Don't you hate it when you get halfway through a book, get distracted by work or play or what not, and then feel a tremendous inertia that prevents you from getting back into the book and finishing it off? It is all the more frustrating when the book is only 220 pages long, like John Banville's The Book of Evidence. Sure, if I just did not like the book, I'd toss it aside and move on. But I like it well enough to finish it. It's not sweeping me off my feet, but it's not that kind of book.

And Banville is important, isn't he? He won a Booker, after all. I am a confessed list-maker, as my book project makes absurdly obvious, and the thing a list-maker likes only slightly less than his own list are other lists. So I look at the list of Booker Prize winners, the list of most important novels of the last 25 years, and so on. And these lists tell me what to read, don't they? After all, the tremendous volume of books being published these days makes us almost dependent on lists to sort the riff from the raff. I look at my bookshelves holding post-World War II fiction and I think to myself, "what of this is worth reading?"

Time has told us, more or less, what is worthwhile from the 19th-century. And I feel a strong pull to read these "classics," and have ever since The New Lifetime Reading Plan sparked my book obsession several years ago. But it never feels sufficient to read the great works of the past. Necessary, but not sufficient.

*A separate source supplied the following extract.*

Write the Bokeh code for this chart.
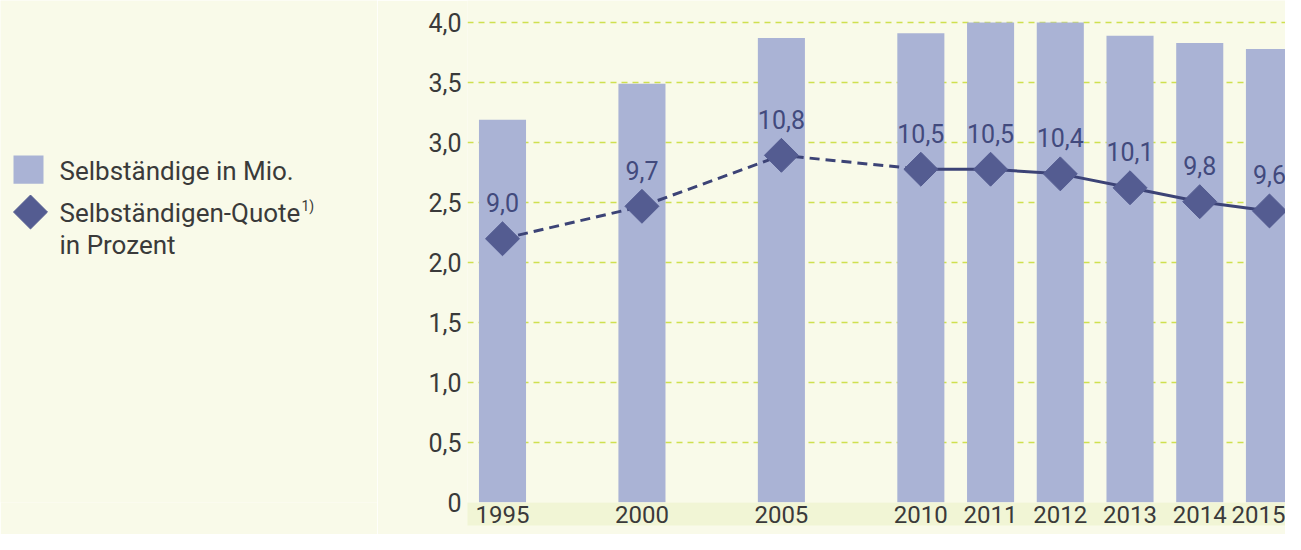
from bokeh.plotting import figure
from bokeh.models import Range1d, FixedTicker, ColumnDataSource
from bokeh.layouts import row
from bokeh.embed import file_html
from bokeh.resources import INLINE
from bokeh.core.properties import value

# ---- data ----
years = ["1995", "2000", "2005", "2010", "2011", "2012", "2013", "2014", "2015"]
selbstaendige_mio = [3.19, 3.49, 3.87, 3.91, 4.00, 4.00, 3.89, 3.83, 3.78]
quote_prozent = [9.0, 9.7, 10.8, 10.5, 10.5, 10.4, 10.1, 9.8, 9.6]
quote_labels = ["9,0", "9,7", "10,8", "10,5", "10,5", "10,4", "10,1", "9,8", "9,6"]
y_ticks = [0, 0.5, 1.0, 1.5, 2.0, 2.5, 3.0, 3.5, 4.0]
y_tick_labels = ["0", "0,5", "1,0", "1,5", "2,0", "2,5", "3,0", "3,5", "4,0"]
legend_bar = "Selbständige in Mio."
legend_line = ["Selbständigen-Quote", "in Prozent"]
legend_sup = "1)"

# ---- styles ----
BG = "#f9fae9"
BAND = "#f1f5d5"
BAR = "#aab3d5"
LINE = "#3c4376"
MARK = "#545c91"
LBL = "#424a7d"
TXT = "#3a3a3a"
GRID = "#cfe04f"
FONT = "Roboto"


def slot(y):
    y = int(y)
    return (y - 1995) * 0.4 if y <= 2010 else 6 + (y - 2010)


xpos = [slot(y) for y in years]

src = ColumnDataSource(dict(x=xpos, top=selbstaendige_mio, q=quote_prozent, lab=quote_labels))

H = 534
LEG_W = 377
CH_W = 908

p = figure(width=CH_W, height=H, output_backend="svg", toolbar_location=None,
           x_range=Range1d(-0.502, 11.23), y_range=Range1d(0, 4.1833),
           min_border_left=90, min_border_right=0, min_border_top=0, min_border_bottom=32)
p.background_fill_color = BG
p.border_fill_color = BG
p.outline_line_color = None
p.extra_y_ranges = {"pct": Range1d(3.31, 14.14)}

p.xgrid.visible = False
p.ygrid.ticker = FixedTicker(ticks=y_ticks)
p.ygrid.grid_line_color = GRID
p.ygrid.grid_line_dash = "6 5"
p.ygrid.grid_line_width = 1.5

p.vbar(x="x", top="top", width=0.675, source=src, fill_color=BAR, line_color=None)

# dashed part (1995-2010), solid part (2010-2015)
p.line(xpos[:4], quote_prozent[:4], y_range_name="pct", line_color=LINE, line_width=3, line_dash="10 6")
p.line(xpos[3:], quote_prozent[3:], y_range_name="pct", line_color=LINE, line_width=3)
p.scatter(x="x", y="q", source=src, y_range_name="pct", marker="square", size=24, angle=0.785398,
          fill_color=MARK, line_color=MARK)
p.text(x="x", y="q", text="lab", source=src, y_range_name="pct", y_offset=-36,
       text_align="center", text_baseline="middle", text_color=LBL,
       text_font=value(FONT), text_font_size="25px")

p.yaxis.ticker = FixedTicker(ticks=y_ticks)
p.yaxis.major_label_overrides = {t: l for t, l in zip(y_ticks, y_tick_labels)}
p.yaxis.axis_line_color = None
p.yaxis.major_tick_line_color = None
p.yaxis.minor_tick_line_color = None
p.yaxis.major_tick_out = 0
p.yaxis.major_label_standoff = 6
p.yaxis.major_label_text_font = FONT
p.yaxis.major_label_text_font_size = "25px"
p.yaxis.major_label_text_color = TXT

p.xaxis.ticker = FixedTicker(ticks=xpos)
p.xaxis.major_label_overrides = {x: y for x, y in zip(xpos, years)}
p.xaxis.axis_line_color = None
p.xaxis.major_tick_line_color = None
p.xaxis.minor_tick_line_color = None
p.xaxis.major_tick_out = 0
p.xaxis.major_label_standoff = 3
p.xaxis.major_label_text_font = FONT
p.xaxis.major_label_text_font_size = "24px"
p.xaxis.major_label_text_color = TXT
p.xaxis.background_fill_color = BAND

# ---- legend panel ----
lg = figure(width=LEG_W, height=H, output_backend="svg", toolbar_location=None,
            x_range=Range1d(0, LEG_W), y_range=Range1d(H, 0),
            min_border=0)
lg.background_fill_color = BG
lg.border_fill_color = BG
lg.outline_line_color = None
lg.axis.visible = False
lg.grid.visible = False

lg.quad(left=[13], right=[43], top=[165], bottom=[195], fill_color=BAR, line_color=None)
lg.scatter(x=[30], y=[225], marker="square", size=24, angle=0.785398, fill_color=MARK, line_color=MARK)
lg.text(x=[59], y=[181], text=[legend_bar], text_baseline="middle", text_color=TXT,
        text_font=value(FONT), text_font_size="26px")
lg.text(x=[59, 59], y=[226, 260], text=legend_line, text_baseline="middle", text_color=TXT,
        text_font=value(FONT), text_font_size="26px")
lg.text(x=[301], y=[219], text=[legend_sup], text_baseline="middle", text_color=TXT,
        text_font=value(FONT), text_font_size="14px")

layout = row(lg, p, spacing=0)
open("out.html", "w").write(file_html(layout, INLINE))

No, I also need to read books being written in my time. By people who live in the world that I live in, or at least a world that exists contemporaneously with my own (it seems a stretch to say that David Foster Wallace and I live in the same world). Litbloggers have helped diversify what I read, to an extent. I probably would be reading Banville even if he had not won the Booker, since Mark Sarvas is such a fan. And as soon as I catch up on the books already on my shelf (which admittedly will never happen), I'd love to start following the Litblog Co-op recommendations and really branch out. But the fact remains, I only have so much time to devote to reading, and I choose not to sacrifice huge chunks of that time just figuring out what to read in the first place, when I'll probably end up with something that would have been recommend to me anyhow.